Multiple sources converged
Firstly it’s important to converge multiple sources. A newspaper brings together many different sources; staffers, columnists, external agencies. They choose the output with the greatest appeal. You should do the same, except for an audience of one.
The writers
If a writer you admire uses Twitter it’s likely that they’ll not only post links to their own work but that by people who interest them. If they themselves are interesting to you there’s a good chance you’ll like the people they’re interested in. To re-post something requires an investment of their credibility and reputation. This means your Twitter follows are doing the hard work of curating the web for you.
Social endorsements like this should give you the assurance that the pieces being chosen are of high quality and relevance.
Follow interesting people. It’s as simple as that. You probably already know who they are and there’s a good chance you’re already following them.
You should prune the boring people. This will further increase the percentage of your feed that you find interesting.
Thresher and Hopper
RSS and Twitter when used together are very efficient at finding high quality reading material. The ratio of interesting to boring should be much higher than in a newspaper. I call this stage the Thresher. Send interesting work you want to read later to an inbox; a Hopper.
The Hopper is your personal newspaper. You’re safe to assume that every article in this inbox will be worthy of your time.
I find it useful to own the reading experience by separating the words from the formatting exacted by the website. This isn’t essential but I think it helps to properly hear the writer’s voice rather than have your eyes battered with noise. It might be as simple as emailing yourself the text of a page, activating a reader mode in your browser or using a reading environment such as Instapaper.
You’ll have more attention for properly digesting and understanding a piece when you know it’s of interest and when it’s easy to read. With distractions removed you might even start reading long-form journalism and epic posts instead of shorter pieces.
Verbs
How can you act on a stimulating article? After all, an article is still a big bucket of words someone else wrote. You can’t just plug the whole lot into your project and expect it to make sense. You can read it and it can inspire you but next you need to break it down and turn it into something actionable.

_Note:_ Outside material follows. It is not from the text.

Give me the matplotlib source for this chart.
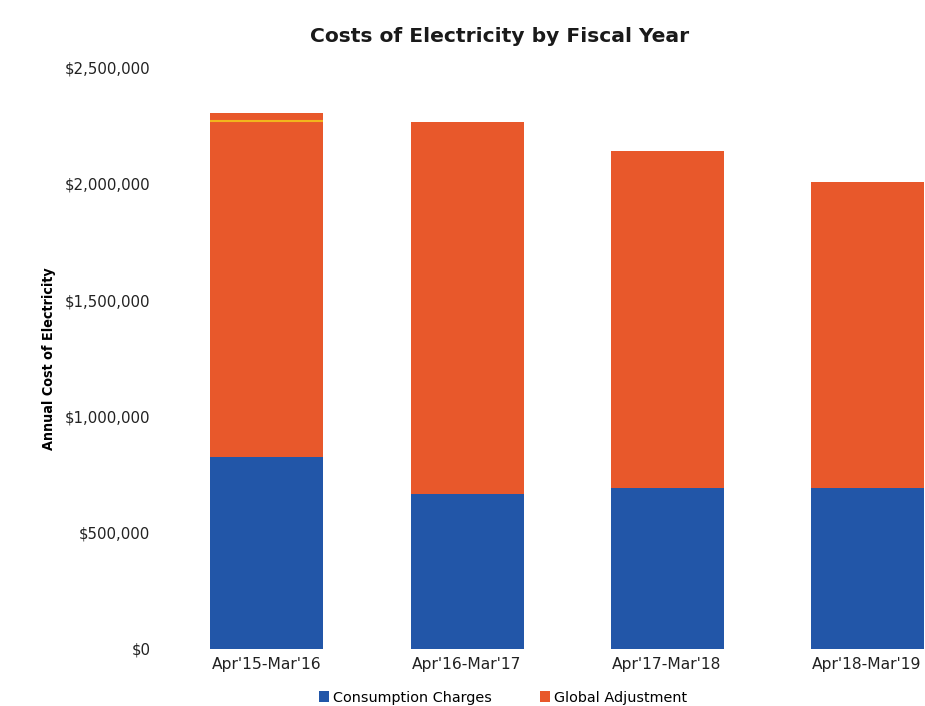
import matplotlib.pyplot as plt
from matplotlib.ticker import FuncFormatter

# Fiscal-year electricity costs
years = ["Apr'15-Mar'16", "Apr'16-Mar'17", "Apr'17-Mar'18", "Apr'18-Mar'19"]
consumption = [826000, 667000, 693000, 693000]
global_adj = [1480000, 1601000, 1450000, 1316000]
# thin yellow line drawn inside the first bar
marker_years = [0]
marker_values = [2272000]

BLUE = "#2256a8"
ORANGE = "#e8582b"
YELLOW = "#f2b51c"

fig = plt.figure(figsize=(9.25, 7.06), dpi=100)
ax = fig.add_axes([0.1805, 0.081, 0.865, 0.823])

width = 0.565
x = list(range(len(years)))
ax.bar(x, consumption, width, color=BLUE, label="Consumption Charges")
ax.bar(x, global_adj, width, bottom=consumption, color=ORANGE, label="Global Adjustment")
ax.hlines(marker_values, [i - width / 2 for i in marker_years],
          [i + width / 2 for i in marker_years], colors=YELLOW, lw=1.5)

ax.set_xlim(-0.5, 3.5)
ax.set_ylim(0, 2500000)
ax.set_yticks(range(0, 2500001, 500000))
ax.yaxis.set_major_formatter(FuncFormatter(lambda v, _: f"${v:,.0f}"))
ax.set_xticks(x)
ax.set_xticklabels(years, fontsize=11.2, color="#222222")
ax.tick_params(axis="y", labelsize=10.8, colors="#222222", length=0, pad=12)
ax.tick_params(axis="x", length=0, pad=6)
for s in ax.spines.values():
    s.set_visible(False)

ax.set_ylabel("Annual Cost of Electricity", family="DejaVu Sans", fontstretch="condensed",
              fontweight="bold", fontsize=10.3)
ax.yaxis.set_label_coords(-0.139, 0.5)

fig.text(0.54, 0.948, "Costs of Electricity by Fiscal Year", ha="center", va="center",
         fontsize=14.6, fontweight="bold", color="#1a1a1a")

fig.legend(loc="center", bbox_to_anchor=(0.544, 0.012), ncol=2, frameon=False,
           fontsize=10.4, handlelength=0.7, handleheight=0.7, columnspacing=3.3,
           handletextpad=0.3)

plt.savefig("out.png")
plt.close()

I prefer to use “verb” instead of “action” because action doesn’t always make sense when dealing with information. Making a decision is necessary before taking any action and those decisions are informed by verbs (defer, delegate, research, delete, outline, edit, etc).
Verbs call for a subject: the thing you want to do, and an object: the context it relates to. Having a well defined vocabulary of verbs will encourage you to think about their context. A verb demands a sentence. The verb “research” might imply the object “in the library”.
Research the mating habits of the Beringian Waterfish in the library.
It should be easy to extract verbs like this from any interesting piece you read. Extract any part of the text that excites you, makes you want to do something or stimulates a random thought.
For more complex pieces, say you need to analyse a document, a podcast or a phone call you could consider outlining or mind mapping. I find these two extraction processes terrifically useful.
How you do it is up to you. Read with a pen nearby, use Omnifocus, write on your hand; it doesn’t matter. Find an external brain in which you can collect and process all the stuff your short-term memory can’t handle.
Capture it all. Too many good ideas are lost because we forget them. Capture the verb before you forget it and you’ll keep focused on what you’re doing now while retaining ideas to fuel your attention later.
Problems
Because this might not be for everyone.
Pleasure or purpose?
Hyperpaper should happily support reading for pleasure or purpose. It offers the freedom to find pieces of work curated by your sources. However, it probably won’t give you that same random flight of fancy you can get from a novel. Neither will it suit you if you just want to switch off and read crap because you’ve just chosen sources that don’t give you crap.
Reading experiences
Paper people sometimes get defensive about the experience of reading they’re accustomed to. They like the feel of the paper, the typography, even the smell. The idea of some poor dishevelled intern with smelly pits who slaved for hours to make the images and text work together. In a paper or a book the art isn’t just in the words.
But the word is the basic unit of currency here. Words can be transmuted and transformed, taken from their source and cooked into a digestible meal of information. The word alone is art in this town.
So Hyperpaper won’t work so well for eBooks, PDFs and some of the other popular methods of delivery out there. Many of these closed reading experiences are gorgeous works of art. They’re also easy to monetise. But the art isn’t merely in the words and there’s no getting around the fact that they are meant to be enjoyed as delivered. That doesn’t always suit the reader best.
Serendipity
I think people like discovering new stuff and I think they want serendipity. Open a paper and you’ll find writers you’ve never heard of on subjects you didn’t know you were interested in.
I don’t think this is really a criticism. It’s more a very succinct description of the problem I’m trying to solve. How can you find cool new writers? It’s easy to quantify a comparison between this method and traditional newspapers by analysing the probability of finding interesting writers.
To start with, unlike a newspaper it’s you that selects the interesting writers. A repost or a retweet is nothing more than a connection between writers so the number of new writers you’ll be exposed to will increase with the number of the writers you choose.
It’s unlikely that all of this will be new to you. You’re probably doing much of this already However, I hope the way these processes are strung together will help to increase the quality of your mental input and creative output.